高校サッカーですら、決勝は即PK戦ではない
高校スポーツで野球に次ぐ人気を誇る高校サッカーは冬の選手権で、試合の決着がつかない場合、PK戦を採用している。準決勝は試合時間が長くなり、決勝ではさらに延長がある。PK戦が文化として定着しているサッカーですら、できれば時間内にいずれかが勝ち切って欲しいと、準決勝、決勝とステージが上がるにつれ、時間内決着を模索している。一方の高校野球はどうか。以前は12回で未決着の場合、13回からタイブレークに入っていたが、今や延長即タイブレークになった。選手の健康管理、ケガの防止が目的だったはずで、クーリングタイムや投手の球数制限など、ほかにもさまざまな方策がとられているのは周知の通り。ベンチ入りも20人まで増やされた。
決勝に限り、12回までは通常の攻防を
以前、地方大会決勝でタイブレーク決着があった際、もう試合はないのだから、決勝にタイブレークが必要か?という疑問を呈したことがある。

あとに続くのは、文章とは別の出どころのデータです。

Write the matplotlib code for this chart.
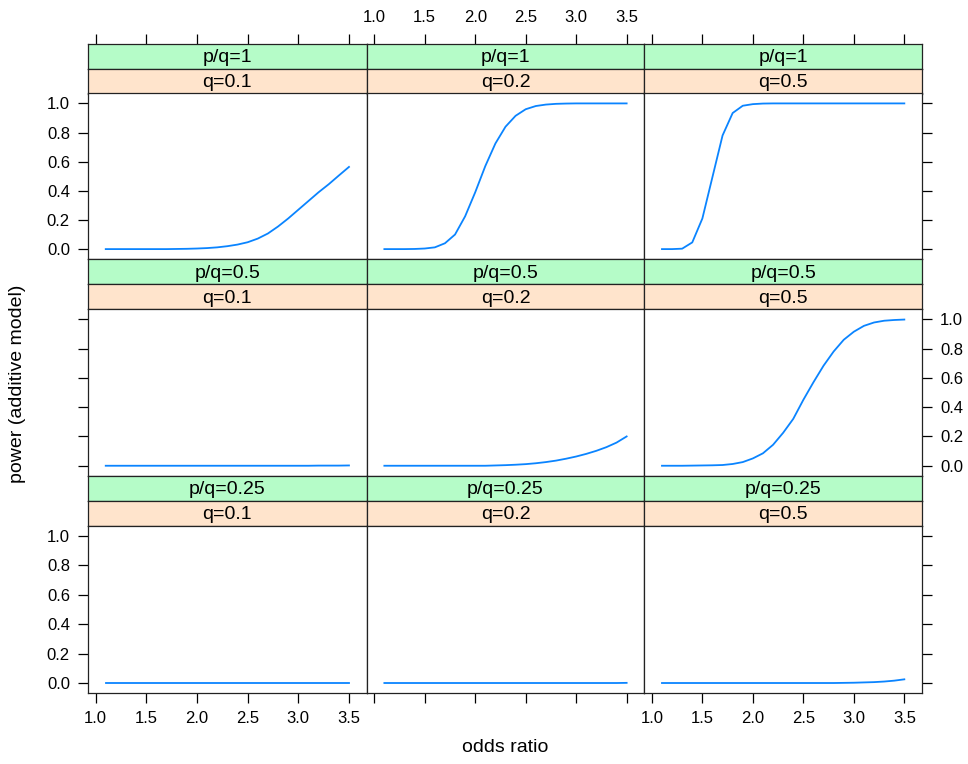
import matplotlib
matplotlib.use("Agg")
import matplotlib.pyplot as plt

plt.rcParams['font.family'] = ['Liberation Sans', 'DejaVu Sans']

# odds ratio values where power was evaluated
odds_ratio = [1.1, 1.2, 1.3, 1.4, 1.5, 1.6, 1.7, 1.8, 1.9, 2.0, 2.1, 2.2, 2.3,
              2.4, 2.5, 2.6, 2.7, 2.8, 2.9, 3.0, 3.1, 3.2, 3.3, 3.4, 3.5]

# power curves, one per panel (p/q ratio, q)
power_pq1_q01 = [0, 0, 0, 0, 0, 0, 0, 0.001, 0.002, 0.004, 0.007, 0.012, 0.02,
                 0.031, 0.047, 0.072, 0.107, 0.155, 0.21, 0.27, 0.33, 0.39, 0.445, 0.505, 0.564]
power_pq1_q02 = [0, 0, 0, 0.001, 0.004, 0.012, 0.04, 0.10, 0.225, 0.39, 0.57, 0.725, 0.84,
                 0.915, 0.96, 0.982, 0.992, 0.997, 0.999, 1, 1, 1, 1, 1, 1]
power_pq1_q05 = [0, 0, 0.003, 0.046, 0.21, 0.495, 0.78, 0.934, 0.984, 0.995, 0.999, 1, 1,
                 1, 1, 1, 1, 1, 1, 1, 1, 1, 1, 1, 1]
power_pq05_q01 = [0, 0, 0, 0, 0, 0, 0, 0, 0, 0, 0, 0, 0,
                  0, 0, 0, 0, 0, 0, 0, 0, 0.001, 0.001, 0.001, 0.002]
power_pq05_q02 = [0, 0, 0, 0, 0, 0, 0, 0, 0, 0, 0, 0.002, 0.004,
                  0.007, 0.011, 0.017, 0.025, 0.035, 0.048, 0.063, 0.081, 0.102, 0.127, 0.158, 0.20]
power_pq05_q05 = [0, 0, 0, 0.001, 0.002, 0.003, 0.005, 0.012, 0.025, 0.05, 0.085, 0.143, 0.225,
                  0.32, 0.45, 0.57, 0.683, 0.78, 0.86, 0.915, 0.955, 0.978, 0.99, 0.995, 0.998]
power_pq025_q01 = [0, 0, 0, 0, 0, 0, 0, 0, 0, 0, 0, 0, 0,
                   0, 0, 0, 0, 0, 0, 0, 0, 0, 0, 0, 0]
power_pq025_q02 = [0, 0, 0, 0, 0, 0, 0, 0, 0, 0, 0, 0, 0,
                   0, 0, 0, 0, 0, 0, 0, 0, 0, 0, 0, 0.001]
power_pq025_q05 = [0, 0, 0, 0, 0, 0, 0, 0, 0, 0, 0, 0, 0,
                   0, 0, 0, 0, 0, 0.001, 0.002, 0.004, 0.006, 0.010, 0.016, 0.025]

pq_labels = ["p/q=1", "p/q=0.5", "p/q=0.25"]
q_labels = ["q=0.1", "q=0.2", "q=0.5"]
panel_power = [[power_pq1_q01, power_pq1_q02, power_pq1_q05],
               [power_pq05_q01, power_pq05_q02, power_pq05_q05],
               [power_pq025_q01, power_pq025_q02, power_pq025_q05]]

x_ticks = [1.0, 1.5, 2.0, 2.5, 3.0, 3.5]
y_ticks = [0.0, 0.2, 0.4, 0.6, 0.8, 1.0]

# layout in pixels (lattice style grid)
W, H = 968, 764
col_edges = [88, 366.7, 644.3, 922]
strip_tops = [43.5, 259.3, 476]
plot_bottoms = [259.3, 476, 693.3]
strip_h = 25

green = '#b5fcc8'
peach = '#ffe4cc'
line_col = '#0a84ff'
xlim = (0.925, 3.675)
ylim = (-0.07, 1.068)

fig = plt.figure(figsize=(W / 100, H / 100), dpi=100)


def add_px_axes(x0, x1, ytop, ybot):
    return fig.add_axes([x0 / W, 1 - ybot / H, (x1 - x0) / W, (ybot - ytop) / H])


def style_spines(ax):
    for s in ax.spines.values():
        s.set_linewidth(0.9)
        s.set_color('#222222')


for r in range(3):
    for c in range(3):
        x0, x1 = col_edges[c], col_edges[c + 1]
        top = strip_tops[r]

        # outer strip (p/q) and inner strip (q)
        for k, (label, colr) in enumerate([(pq_labels[r], green), (q_labels[c], peach)]):
            sax = add_px_axes(x0, x1, top + k * strip_h, top + (k + 1) * strip_h)
            sax.set_facecolor(colr)
            sax.set_xlim(xlim)
            sax.set_yticks([])
            sax.text(0.5, 0.45, label, transform=sax.transAxes, ha='center', va='center', fontsize=14)
            style_spines(sax)
            if r == 0 and k == 0:
                # top axis ticks live on the outermost strip
                sax.xaxis.tick_top()
                sax.set_xticks(x_ticks)
                sax.set_xticklabels([f"{t:.1f}" for t in x_ticks] if c == 1 else [])
                sax.tick_params(axis='x', direction='out', length=7, width=0.9, pad=6, labelsize=12)
            else:
                sax.set_xticks([])

        ax = add_px_axes(x0, x1, top + 2 * strip_h, plot_bottoms[r])
        ax.plot(odds_ratio, panel_power[r][c], color=line_col, linewidth=1.3)
        ax.set_xlim(xlim)
        ax.set_ylim(ylim)
        ax.set_xticks(x_ticks)
        ax.set_yticks(y_ticks)
        ax.set_xticklabels([f"{t:.1f}" for t in x_ticks])
        ax.set_yticklabels([f"{t:.1f}" for t in y_ticks])
        ax.yaxis.set_ticks_position('both')
        ax.tick_params(direction='out', length=7, width=0.9, pad=6, labelsize=12,
                       left=(c == 0), right=(c == 2), bottom=(r == 2), top=False,
                       labelleft=(c == 0 and r != 1), labelright=(c == 2 and r == 1),
                       labelbottom=(r == 2 and c != 1), labeltop=False)
        style_spines(ax)

fig.text(18 / W, 1 - 384 / H, "power (additive model)", rotation=90, ha='center', va='center', fontsize=14)
fig.text(505 / W, 1 - 748 / H, "odds ratio", ha='center', va='center', fontsize=14)

plt.savefig("out.png", dpi=100)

当時は13回からの突入であった。それがまさに、最高峰の甲子園の決勝で、しかも0-0の試合で起こってしまった。せめて決勝くらいは、思う存分やらせてあげたい。そのためのベンチ入り20人ではないのか。10時開始の決勝は、延長時のクライマックスで正午を挟んでいた。猛暑を考えれば無制限の延長はあり得ない。決勝に限り、せめて延長12回までは、お互いの死力を尽くした攻防を見たい。熱戦に水を差すつもりは毛頭ないが、タイブレークは高校野球の文化にそぐわない。その意を改めて強くした、甲子園100年目の決勝でもあった。